Why Is DIY Disrupting Home Security and Automation?
Just like ride-sharing has disrupted the taxi/delivery industry, DIY technology is disrupting home security and automation. We are seeing it on several different levels, beginning with the installation of home security and automation systems.
Prior to wireless DIY technology, the industry did very well selling security and automation systems to customers through local dealers who would also provide installation services. Customers would purchase equipment, pay for professional installation, and then agree to monthly contracts for monitoring service. Everything worked just fine under this model.
When wireless technology came along, it created an entirely new market based on DIY installations. Since wireless technology requires no construction, it also does not need professionals to come out to install systems designed to work right out of the box. Anyone capable of setting up a home wi-fi network can set up a basic home security and automation system.

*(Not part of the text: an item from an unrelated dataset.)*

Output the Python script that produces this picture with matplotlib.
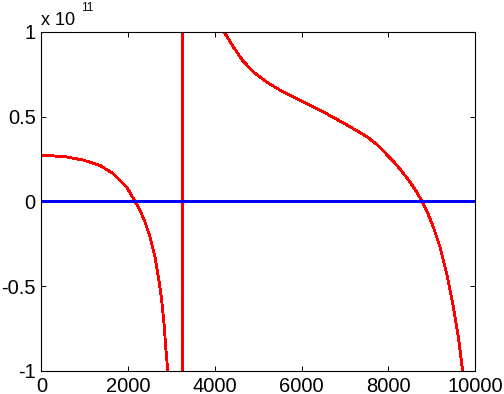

Home automation security has become less expensive as a result.
DIY home security and automation also eliminate the need for professional monitoring for customers who do not want to pay that extra expense. In other words, they can monitor their own systems with a mobile device. Any sort of alarm that is triggered instantly sends a push notification to the mobile device instead of a central monitoring station. The homeowner can then decide how to respond based on the message received.
Of course, the DIY model is not right for everyone. But for those who appreciate the lower costs and greater control, DIY is the only way to go. The industry knows this all too well. With the rise of DIY home security and automation, companies continuing to rely exclusively on the old model are finding the competition for customers stiffer than it has ever been. This is good because a disruptive market is one that is open to more innovation – innovation that ultimately makes the market better.